In our previous Tech Note, we described how binaries for multi-module applications can be created in a Docker environment, ready to be deployed. In this post we are going to discuss the underlying deployment infrastructure that can be used for staging and productive environments. To ensure app uptime and scalability, we choose a stack that adjusts resources dynamically according to the required throughput, but also would adapt to new requirements when our app grows. To automatically provision and configure the resources of our Stack, we used CloudFormation.
A CloudFormation Stack is a bundle of AWS elements that are created based on a template - written in general as a JSON or YAML file.
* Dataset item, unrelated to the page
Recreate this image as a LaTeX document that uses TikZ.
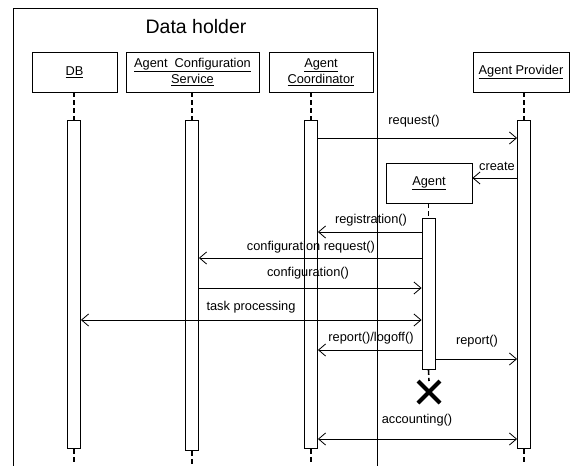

Following the same logic that a generic container image could work for building every module in our deployments, we designed our Stacks for staging and production environments following the same principle: the main structure (the image) is shared between every Stack and the content (the concrete binaries to run and their configuration), differ. This way, we can reuse the underlying image across all our projects.
For provisioning containers, we use ECS and, in particular, we use the Fargate compute engine. With Fargate, AWS provides a way of provision container execution without having to define underlying infrastructure like EC2 machines. The engineering team just have to choose which container image to run, the parameters that will be passed to it, and that's it
ECS works mainly at three levels, Cluster, Service and Task Definitions. We can summarize the ECS Cluster as nothing more than a collection of Services and Tasks (running containers) grouping. As a design decision (not a limitation) we decided to create one Cluster by Stack, one Service by Cluster and one Task Definition by Service.
A Task Definition is the name given to the element that provides the required configuration to provision containers in ECS. A Task Definition also describes underlying resources like the amount of vCPU cores, and how much memory will be provided to the container. The Task Definition has all the end-state configuration for deploying and running it and, if Docker has the internal configuration for our app (for instance, a custom command or/and entry-point), the Task Definition will define those as a part of its configuration.
An ECS Service is a manager for instances of Task Definitions. The Service is in charge of spawning the amount of desired containers and, if any instance fails, those that requires to be re-provisioned will be launched again. The health of the containers are checked all the time through health checks - for instance, pinging them in HTTP port every 15 seconds. A Service takes care also of creating and destroying containers according to auto-scaling policies (if provided) and also to attaching them to a load balancer. A Service has a strategy for its deployment, that will be used to launch each task, as many times as necessary, until one manages to be healthy. There are two strategies for the services: DAEMON, that only let you have one task for each service, and REPLICA that was designed to distribute the traffic through tasks.
The Elastic Load Balancer, as expected, distributes loads between two or more nodes (in this case, Tasks) according to one or more policies. But at the same time, the ELB will check if every Task is healthy and will inform the Service if one or more are not passing the basic health checks. If that is the case, the Service will start the draining and killing process and will take care of relaunching a new Task if required.
All the previous systems are secured through a Security Group. In a nutshell, a Security Group can be seen as a firewall that controls access from/to IPs or others Security Groups. By default, a Security Group let any IP/TCP or UDP packet out from its system, and denies every access to it. If needed, we can edit the inbound rules to allow traffic, always remembering to protect the private parts of our apps with them - for example, if our backend is private, we can restrict the access to only other systems in a valid Security Group, making public the inbound only in the frontend.
For logging purposes, it is recommended to use integrated CloudWatch Logs support, which collects all the information sent to the standard output from the Tasks. Logs can be easily searched using CloudWatch Logs Insights - see our post devoted to that.
To anyone interested in a real example of a CloudFormation Template, a simplified version can be found here. With this structure, all our stacks are actually implemented in the same way, where we only need to edit the parameters when we create a stack, not the resources themselves.
To implement an automated deployment as a part of our CI/CD processes, theoretically we must need to update the original Stack every time that we want to deploy a new version of our app. However, we chose a simpler approach.
At this point it is important to mention that an ECS Service is configured with a specific Task Definition that will be used to instantiate their containers. When the Task Definition is updated or changed, the Service takes care of deploying new containers and draining old ones, ensuring zero downtime.
Since the structure of a Task Definition can be imported/exported using a JSON schema, the approach that we decided was to save a template for it in S3, replace the required placeholders that change on every deploy and then update the Task Definition via the AWS CLI. A simplified example of our JSON used for Task Definition rewriting is listed below.
In this second part of this Tech Note series, we saw how to define the infrastructure that will be running our app and the underlying foundation that it implements. With the concept of Stacks, we can provision all the infrastructure that we need for new modules only providing the required variables in the template, without creating it from scratch each time that a new module is integrated in the project.